— Start Provided material —

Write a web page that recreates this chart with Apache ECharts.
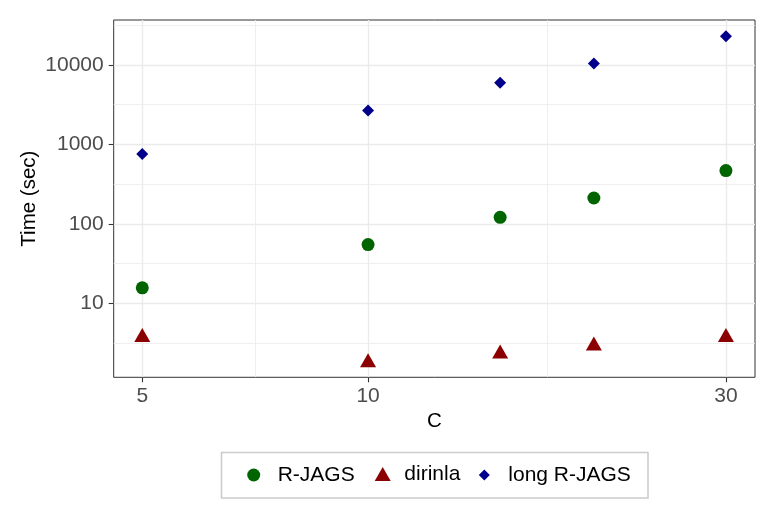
<!DOCTYPE html>
<html>
<head>
<meta charset="utf-8">
<script src="https://cdn.jsdelivr.net/npm/echarts@6/dist/echarts.min.js"></script>
<style>
  html, body { margin: 0; padding: 0; background: #fff; }
  #chart { width: 775px; height: 517px; }
</style>
</head>
<body>
<div id="chart"></div>
<script>
// values
const cValues = [5, 10, 15, 20, 30];
const rJags = [15.7, 55, 121, 212, 469];
const dirinla = [3.75, 1.8, 2.32, 2.92, 3.75];
const longRJags = [757, 2680, 5975, 10440, 23000];

const xTicks = [5, 10, 30];
const yTicks = [10, 100, 1000, 10000];
const yMinorTicks = [3.162, 31.62, 316.2, 3162, 31623];

const xRange = [4.58, 32.8];
const yRange = [1.176, 36760];

const log = Math.log10;
// ggplot puts minor lines halfway between majors (in log space)
const xMinorTicks = xTicks.slice(1).map((t, i) => Math.sqrt(t * xTicks[i]));

const font = 'Liberation Sans, Arial, sans-serif';
const gridColor = '#ebebeb';

function toPoints(vals) {
    return cValues.map((c, i) => [log(c), log(vals[i])]);
}

let myChart = echarts.init(document.getElementById('chart'), null, { renderer: 'canvas' });

function axisBase(minMax) {
    return {
        type: 'value',
        min: log(minMax[0]),
        max: log(minMax[1]),
        axisLine: { show: false }
    };
}

let legendCommon = {
    orient: 'horizontal',
    padding: 0,
    selectedMode: false,
    textStyle: { fontSize: 21, fontFamily: font, color: '#000' }
};

myChart.setOption({
    animation: false,
    backgroundColor: '#fff',
    grid: {
        left: 113.7, right: 20, top: 20, bottom: 139.7,
        outerBoundsMode: 'none',
        show: true,
        borderColor: '#333333',
        borderWidth: 1,
        backgroundColor: 'transparent'
    },
    xAxis: [
        Object.assign(axisBase(xRange), {
            name: 'C',
            nameLocation: 'middle',
            nameGap: 34,
            nameMoveOverlap: false,
            nameTextStyle: { fontSize: 20.5, fontFamily: font, color: '#000' },
            axisTick: { show: true, length: 5, lineStyle: { color: '#333333', width: 1.1 }, customValues: xTicks.map(log) },
            axisLabel: {
                customValues: xTicks.map(log),
                margin: 8,
                fontSize: 21, fontFamily: font, color: '#4d4d4d',
                formatter: v => String(Math.round(Math.pow(10, v)))
            },
            splitLine: { show: true, lineStyle: { color: gridColor, width: 1.4 } },
            z: 2
        }),
        // minor grid lines only
        Object.assign(axisBase(xRange), {
            axisTick: { show: false, customValues: xMinorTicks.map(log) },
            axisLabel: { show: false },
            splitLine: { show: true, lineStyle: { color: gridColor, width: 0.8 } },
            z: 1
        })
    ],
    yAxis: [
        Object.assign(axisBase(yRange), {
            name: 'Time (sec)',
            nameLocation: 'middle',
            nameGap: 74,
            nameMoveOverlap: false,
            nameTextStyle: { fontSize: 20.5, fontFamily: font, color: '#000' },
            axisTick: { show: true, length: 5, lineStyle: { color: '#333333', width: 1.1 }, customValues: yTicks.map(log) },
            axisLabel: {
                customValues: yTicks.map(log),
                margin: 10,
                fontSize: 21, fontFamily: font, color: '#4d4d4d',
                formatter: v => String(Math.round(Math.pow(10, v)))
            },
            splitLine: { show: true, lineStyle: { color: gridColor, width: 1.4 } },
            z: 2
        }),
        Object.assign(axisBase(yRange), {
            axisTick: { show: false, customValues: yMinorTicks.map(log) },
            axisLabel: { show: false },
            splitLine: { show: true, lineStyle: { color: gridColor, width: 0.8 } },
            z: 1
        })
    ],
    legend: [
        Object.assign({}, legendCommon, {
            data: ['R-JAGS'], left: 247.2, top: 464.5,
            itemWidth: 13, itemHeight: 13,
            textStyle: Object.assign({}, legendCommon.textStyle, { padding: [0, 0, 0, 12.5] })
        }),
        Object.assign({}, legendCommon, {
            data: ['dirinla'], left: 374.7, top: 463.5,
            itemWidth: 16, itemHeight: 14,
            textStyle: Object.assign({}, legendCommon.textStyle, { padding: [0, 0, 0, 8.6] })
        }),
        Object.assign({}, legendCommon, {
            data: ['long R-JAGS'], left: 478.8, top: 464.5,
            itemWidth: 11, itemHeight: 11,
            textStyle: Object.assign({}, legendCommon.textStyle, { padding: [0, 0, 0, 13.5] })
        })
    ],
    graphic: [{
        type: 'rect',
        left: 220.7, top: 451.7,
        shape: { width: 426.5, height: 45.5 },
        style: { fill: '#fff', stroke: '#cccccc', lineWidth: 1.6 },
        z: -1
    }],
    series: [{
        name: 'R-JAGS',
        type: 'scatter',
        symbol: 'circle',
        symbolSize: 13,
        itemStyle: { color: '#006400', opacity: 1 },
        data: toPoints(rJags),
        z: 5
    }, {
        name: 'dirinla',
        type: 'scatter',
        symbol: 'triangle',
        symbolSize: [16, 14],
        symbolOffset: [0, -2.3],
        itemStyle: { color: '#8b0000', opacity: 1 },
        data: toPoints(dirinla),
        z: 5
    }, {
        name: 'long R-JAGS',
        type: 'scatter',
        symbol: 'diamond',
        symbolSize: 12,
        itemStyle: { color: '#00008b', opacity: 1 },
        data: toPoints(longRJags),
        z: 5
    }]
})
</script>
</body>
</html>
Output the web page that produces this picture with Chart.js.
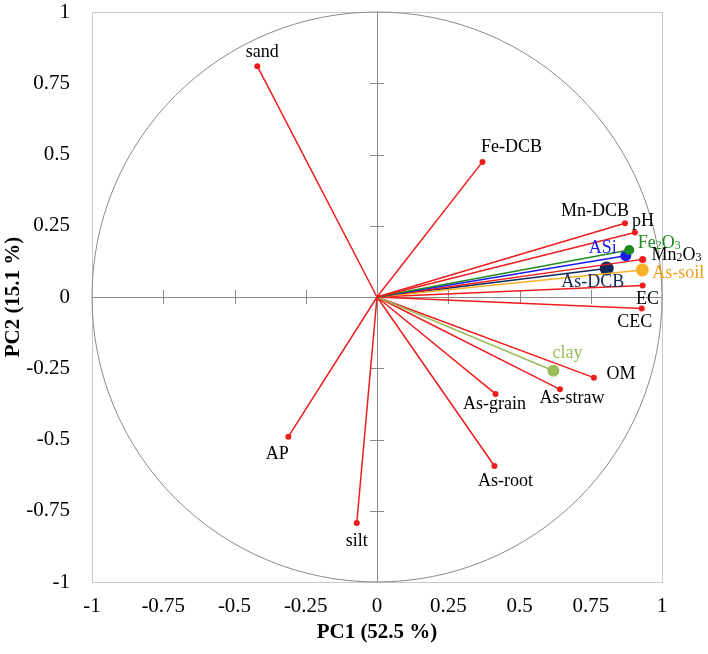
<!DOCTYPE html>
<html><head><meta charset="utf-8">
<script src="https://cdn.jsdelivr.net/npm/chart.js@4.4.1/dist/chart.umd.min.js"></script>
<style>html,body{margin:0;padding:0;background:#fff}#wrap{width:708px;height:654px}</style>
</head><body><div id="wrap"><canvas id="c" width="708" height="654"></canvas></div>
<script>
// ---- data ----
const variables = ['sand','Fe-DCB','Mn-DCB','pH','Fe\u2082O\u2083','ASi','Mn\u2082O\u2083','As-soil','As-DCB','EC','CEC','clay','OM','As-straw','As-grain','As-root','AP','silt'];
const pc1 = [-0.42, 0.37, 0.87, 0.905, 0.885, 0.873, 0.932, 0.931, 0.806, 0.932, 0.929, 0.619, 0.761, 0.642, 0.416, 0.412, -0.311, -0.071];
const pc2 = [0.81, 0.474, 0.259, 0.226, 0.165, 0.145, 0.132, 0.095, 0.10, 0.04, -0.04, -0.259, -0.283, -0.324, -0.34, -0.593, -0.49, -0.793];
const axisTicks = [-1, -0.75, -0.5, -0.25, 0, 0.25, 0.5, 0.75, 1];
const xTitle = 'PC1 (52.5 %)';
const yTitle = 'PC2 (15.1 %)';

// ---- styles ----
const RED = '#ee1c1c';
const lineColors = [RED, RED, RED, RED, '#1f8a1f', '#1a1aee', RED, '#f8b12a', '#12285a', RED, RED, '#9bbb59', RED, RED, RED, RED, RED, RED];
const labelColors = ['#000','#000','#000','#000','#1f8a1f','#1a1aee','#000','#f0a020','#12285a','#000','#000','#9bbb59','#000','#000','#000','#000','#000','#000'];
const pointRadii = [3, 3, 3, 3, 5, 5.5, 3.5, 6.5, 7, 3, 3, 6, 3, 3, 3, 3, 3, 3];
const labelOffsets = [[5,-15],[29,-16],[-30,-13],[8,-13],[30,-8],[-23,-9],[34,-5],[36,2],[-14,13],[5,12],[-7,13],[14,-19],[27,-5],[12,8],[-1,9],[11,14],[-11,16],[0,17]];

const FONT = "'Liberation Serif', 'Times New Roman', serif";
Chart.defaults.font.family = FONT;
Chart.defaults.color = '#000';

const SUBS = {'\u2082': '2', '\u2083': '3'};
function drawRich(ctx, text, cx, cy, size) {
  const segs = [];
  for (const ch of text) {
    const sub = SUBS[ch] !== undefined;
    const c = sub ? SUBS[ch] : ch;
    if (segs.length && segs[segs.length-1].sub === sub) segs[segs.length-1].t += c;
    else segs.push({t: c, sub});
  }
  const small = Math.round(size * 0.68);
  let total = 0;
  segs.forEach(s => { ctx.font = (s.sub ? small : size) + 'px ' + FONT; s.w = ctx.measureText(s.t).width; total += s.w; });
  let x = cx - total / 2;
  ctx.textAlign = 'left';
  ctx.textBaseline = 'alphabetic';
  const base = cy + size * 0.33;
  segs.forEach(s => {
    ctx.font = (s.sub ? small : size) + 'px ' + FONT;
    ctx.fillText(s.t, x, s.sub ? base + size * 0.06 : base);
    x += s.w;
  });
}

const decor = {
  id: 'decor',
  beforeDatasetsDraw(chart) {
    const {ctx, chartArea: a, scales: {x, y}} = chart;
    ctx.save();
    ctx.strokeStyle = '#c8c8c8'; ctx.lineWidth = 1;
    ctx.strokeRect(Math.round(a.left)+0.5, Math.round(a.top)+0.5, Math.round(a.right-a.left), Math.round(a.bottom-a.top));
    const cx = x.getPixelForValue(0), cy = y.getPixelForValue(0);
    const rx = x.getPixelForValue(1) - cx, ry = cy - y.getPixelForValue(1);
    ctx.strokeStyle = '#8a8a8a';
    ctx.beginPath(); ctx.ellipse(cx, cy, rx, ry, 0, 0, Math.PI*2); ctx.stroke();
    ctx.beginPath();
    ctx.moveTo(a.left, Math.round(cy)+0.5); ctx.lineTo(a.right, Math.round(cy)+0.5);
    ctx.moveTo(Math.round(cx)+0.5, a.top); ctx.lineTo(Math.round(cx)+0.5, a.bottom);
    axisTicks.forEach(v => {
      if (v === 0 || Math.abs(v) === 1) return;
      const px = Math.round(x.getPixelForValue(v))+0.5;
      ctx.moveTo(px, cy-7); ctx.lineTo(px, cy+7);
      const py = Math.round(y.getPixelForValue(v))+0.5;
      ctx.moveTo(cx-7, py); ctx.lineTo(cx+7, py);
    });
    ctx.stroke();
    ctx.restore();
  },
  afterDatasetsDraw(chart) {
    const {ctx, scales: {x, y}} = chart;
    ctx.save();
    variables.forEach((name, i) => {
      const px = x.getPixelForValue(pc1[i]) + labelOffsets[i][0];
      const py = y.getPixelForValue(pc2[i]) + labelOffsets[i][1];
      ctx.fillStyle = labelColors[i];
      drawRich(ctx, name, px, py, 18);
    });
    ctx.restore();
  }
};

const datasets = variables.map((name, i) => ({
  label: name,
  data: [{x: 0, y: 0}, {x: pc1[i], y: pc2[i]}],
  showLine: true,
  borderColor: lineColors[i],
  backgroundColor: lineColors[i],
  borderWidth: 1.5,
  pointRadius: [0, pointRadii[i]],
  pointBorderWidth: 0,
  pointHoverRadius: [0, pointRadii[i]]
}));

const tickCfg = (pad) => ({
  font: {size: 21, family: FONT},
  color: '#000',
  padding: pad,
  autoSkip: false,
  maxRotation: 0,
  callback: v => String(v)
});

new Chart(document.getElementById('c'), {
  type: 'scatter',
  data: {datasets},
  options: {
    responsive: false,
    animation: false,
    devicePixelRatio: 1,
    layout: {padding: {left: 0, top: 12, right: 46, bottom: 0}},
    plugins: {legend: {display: false}, tooltip: {enabled: false}},
    scales: {
      x: {
        type: 'linear', min: -1, max: 1,
        afterBuildTicks: s => { s.ticks = axisTicks.map(v => ({value: v})); },
        afterFit: s => { s.height = 72; s.paddingLeft = 0; s.paddingRight = 0; },
        grid: {display: false, drawTicks: false},
        border: {display: false},
        ticks: tickCfg(12),
        title: {display: true, text: xTitle, font: {size: 21, weight: 'bold', family: FONT}, color: '#000', padding: {top: 0, bottom: 9}}
      },
      y: {
        type: 'linear', min: -1, max: 1,
        afterBuildTicks: s => { s.ticks = axisTicks.map(v => ({value: v})); },
        afterFit: s => { s.width = 92; s.paddingTop = 0; s.paddingBottom = 0; },
        grid: {display: false, drawTicks: false},
        border: {display: false},
        ticks: tickCfg(22),
        title: {display: true, text: yTitle, font: {size: 21, weight: 'bold', family: FONT}, color: '#000', padding: {top: 1, bottom: 0}}
      }
    }
  },
  plugins: [decor]
});
</script></body></html>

— End Provided material —

▸ Written task: Take every line containing the word "page" and copy it.

▸ Answer to this exercise:
Write a web page that recreates this chart with Apache ECharts.
Output the web page that produces this picture with Chart.js.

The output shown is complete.